Step-by-Step Installation

  1. Clone the Repository: Use Git to clone Web_Scraper to your local machine. Open Command Prompt as an administrator and run:

    git clone https://github.com/DefinetlyNotAI/Web_Scraper.git
  2. Navigate to the Project Directory: Change your current directory to the cloned CHANGE_ME folder:

    cd Web_Scraper
  3. Install Dependencies: Run pip install -r requirements.txt

  4. Run the Web Scraper: Run ./scrape more info below.

Basic Usage

The utility is executed from the command line. Here's a basic example of how to use it:

python scrape.py --URL "https://example.com" --name "ExampleSite" --zip --full -y

You may use secrets.scrape.py for beta testing functionality.

Options

  • --url: Required. The URL of the website you wish to scrape.
  • --name: Optional. A custom name for the scraped website. If not provided, the domain name will be used.
  • --zip: Optional. If set, the utility will compress the downloaded files into a ZIP archive.
  • --full: Optional. If set, the utility will download the full HTML content along with associated resources. Otherwise, it downloads only the basic HTML content.
  • -y: Optional. Automatically proceeds with the download without asking for confirmation.

Functions Overview

download_basic_html(url)

Downloads the basic HTML content from a given URL and saves it to a file.

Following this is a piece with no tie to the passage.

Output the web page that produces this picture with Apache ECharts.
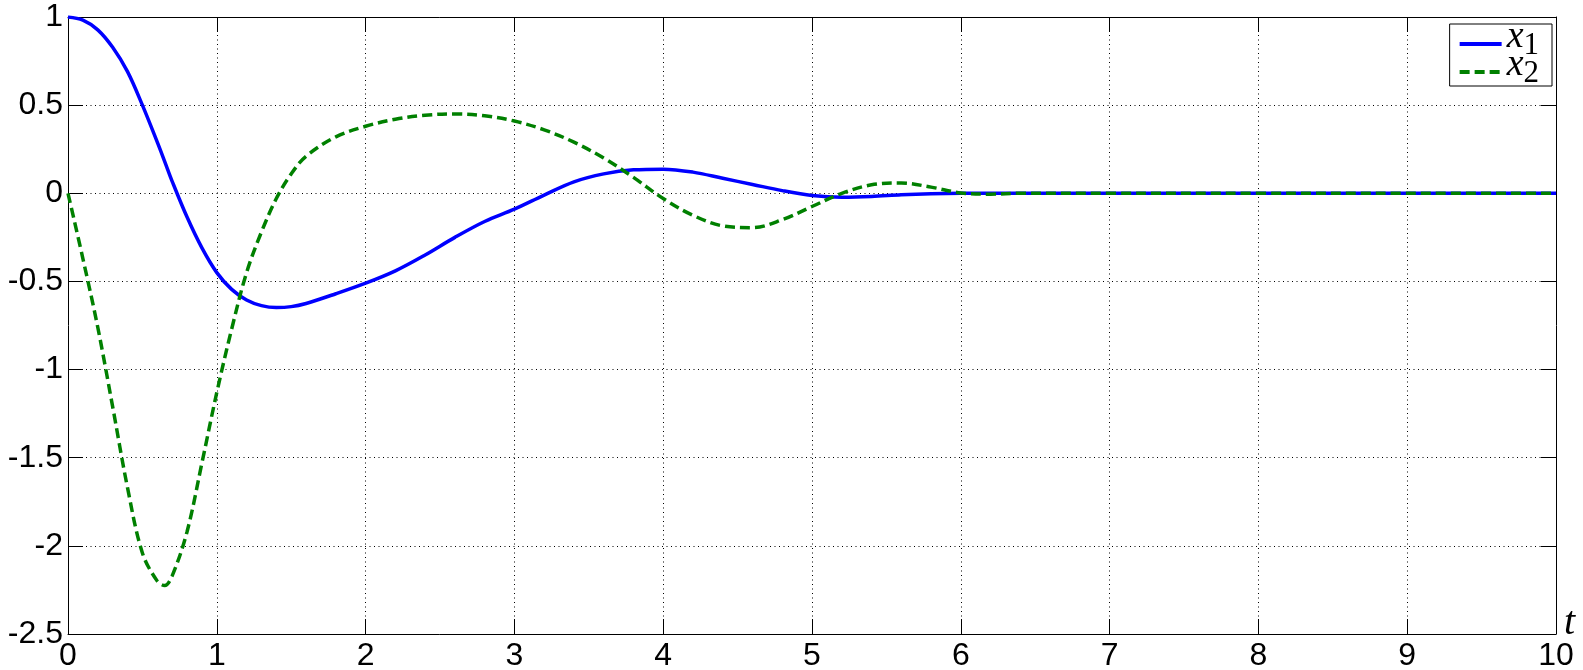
<!DOCTYPE html>
<html>
<head>
<meta charset="utf-8">
<script src="https://cdn.jsdelivr.net/npm/echarts@6/dist/echarts.min.js"></script>
<style>
  html, body { margin: 0; padding: 0; background: #fff; }
  #main { width: 1583px; height: 670px; }
</style>
</head>
<body>
<div id="main"></div>
<script>
// time samples
var times = [0, 0.1, 0.2, 0.3, 0.4, 0.5, 0.6, 0.65, 0.7, 0.8, 0.9, 1.0, 1.1, 1.2, 1.3, 1.4, 1.5, 1.6, 1.8,
  2.0, 2.2, 2.4, 2.6, 2.8, 3.0, 3.2, 3.4, 3.6, 3.8, 4.0, 4.2, 4.4, 4.6, 4.8, 5.0, 5.2, 5.4, 5.6, 5.8,
  6.0, 6.2, 6.4, 7, 8, 9, 10];
// x1 (solid blue)
var x1Values = [1.0, 0.982, 0.927, 0.828, 0.69, 0.5, 0.29, 0.18, 0.068, -0.135, -0.31, -0.45, -0.545, -0.605, -0.637, -0.648, -0.643, -0.625, -0.57,
  -0.51, -0.44, -0.35, -0.25, -0.16, -0.09, -0.01, 0.065, 0.11, 0.133, 0.137, 0.12, 0.085, 0.05, 0.015, -0.012, -0.022, -0.018, -0.008, -0.002,
  0, 0, 0, 0, 0, 0, 0];
// x2 (dashed green)
var x2Values = [0, -0.37, -0.76, -1.21, -1.67, -2.04, -2.2, -2.225, -2.17, -1.92, -1.53, -1.13, -0.77, -0.45, -0.22, -0.03, 0.11, 0.21, 0.32,
  0.38, 0.42, 0.443, 0.45, 0.44, 0.41, 0.36, 0.29, 0.2, 0.09, -0.03, -0.125, -0.185, -0.195, -0.15, -0.075, 0.0, 0.048, 0.058, 0.035,
  0.002, -0.005, 0, 0, 0, 0, 0];
var xTicks = [0, 1, 2, 3, 4, 5, 6, 7, 8, 9, 10];
var yTicks = ['-2.5', '-2', '-1.5', '-1', '-0.5', '0', '0.5', '1'];

function pairs(ys) {
  return times.map(function (t, i) { return [t, ys[i]]; });
}

var labelFont = { color: '#000', fontSize: 32, fontFamily: 'Liberation Sans, Arial, sans-serif' };
var dotted = { color: '#000', width: 1, type: [1, 3.5] };
var tickStyle = { show: true, inside: true, length: 15, lineStyle: { color: '#000', width: 1 } };
var frameLine = { show: true, onZero: false, lineStyle: { color: '#000', width: 1 } };
var serif = 'Liberation Serif, DejaVu Serif, serif';

var chart = echarts.init(document.getElementById('main'));
chart.setOption({
  animation: false,
  backgroundColor: '#fff',
  grid: { left: 68, right: 27, top: 17, bottom: 36, containLabel: false, outerBoundsMode: 'none' },
  legend: {
    orient: 'vertical',
    right: 31,
    top: 24,
    padding: [-6, 13, -3, 8],
    itemGap: -15,
    itemWidth: 42,
    itemHeight: 14,
    borderColor: '#000',
    borderWidth: 1,
    borderRadius: 0,
    backgroundColor: '#fff',
    itemStyle: { opacity: 0 },
    lineStyle: { width: 4 },
    data: ['x1', 'x2'],
    formatter: function (name) {
      return '{v|x}{s|' + name.slice(1) + '}';
    },
    textStyle: {
      padding: [0, 0, 0, 0],
      rich: {
        v: { fontFamily: serif, fontStyle: 'italic', fontSize: 38, height: 13, lineHeight: 27, padding: [0, 0, 14, 0], verticalAlign: 'top', color: '#000' },
        s: { fontFamily: serif, fontSize: 31, height: 10, lineHeight: 27, padding: [10, 0, 7, 0], verticalAlign: 'top', color: '#000' }
      }
    }
  },
  xAxis: [{
    type: 'value', min: 0, max: 10, interval: 1, position: 'bottom',
    name: 't', nameLocation: 'end', nameGap: 8, nameMoveOverlap: false,
    nameTextStyle: { fontFamily: serif, fontStyle: 'italic', fontSize: 40, color: '#000', verticalAlign: 'bottom', align: 'left', padding: [0, 0, -9, 0] },
    axisLine: frameLine,
    axisTick: tickStyle,
    axisLabel: Object.assign({ margin: 6, formatter: function (v) { return xTicks.indexOf(v) >= 0 ? String(v) : ''; } }, labelFont),
    splitLine: { show: true, lineStyle: dotted }
  }, {
    type: 'value', min: 0, max: 10, interval: 1, position: 'top',
    axisLine: frameLine,
    axisTick: tickStyle,
    axisLabel: { show: false },
    splitLine: { show: false }
  }],
  yAxis: [{
    type: 'value', min: -2.5, max: 1, interval: 0.5, position: 'left',
    axisLine: frameLine,
    axisTick: tickStyle,
    axisLabel: Object.assign({ margin: 5, formatter: function (v) { return yTicks[Math.round((v + 2.5) / 0.5)]; } }, labelFont),
    splitLine: { show: true, lineStyle: dotted }
  }, {
    type: 'value', min: -2.5, max: 1, interval: 0.5, position: 'right',
    axisLine: frameLine,
    axisTick: tickStyle,
    axisLabel: { show: false },
    splitLine: { show: false }
  }],
  series: [{
    name: 'x1', type: 'line', xAxisIndex: 0, yAxisIndex: 0,
    data: pairs(x1Values), smooth: 0.35, symbol: 'none', showSymbol: false,
    lineStyle: { color: '#0000ff', width: 3.5 }, itemStyle: { color: '#0000ff' }, z: 3
  }, {
    name: 'x2', type: 'line', xAxisIndex: 0, yAxisIndex: 0,
    data: pairs(x2Values), smooth: 0.35, symbol: 'none', showSymbol: false,
    lineStyle: { color: '#008000', width: 3.5, type: [10, 5] }, itemStyle: { color: '#008000' }, z: 4
  }]
});
</script>
</body>
</html>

download_with_resources(url)

Downloads the HTML content and associated resources from a given URL, saves them to a file, and returns the filename.

download_images(base_url, url)

Downloads images from a given URL after processing them to get the absolute image URLs.

zip_files(zip_filename, files, delete_after=False)

Zips the files given in the 'files' list into a zip file named 'zip_filename'. Optionally deletes the files after zipping.

parse()

Main function that serves as the entry point for the web scraping application. Parses command-line arguments to scrape a given URL, download content based on the arguments provided, and optionally zip the downloaded files.

Dependencies

  • argparse: For parsing command-line options and arguments.
  • os, shutil: For file and directory operations.
  • requests: For making HTTP requests.
  • BeautifulSoup: For parsing HTML content.
  • zipfile: For creating ZIP archives.
  • tqdm: For displaying progress bars during downloads.

Contributing

Contributions are welcome! Please feel free to submit a pull request or open an issue on GitHub.

Read the CONTRIBUTING file for more information.

License

This project is licensed under the MIT License - see the LICENSE file for details.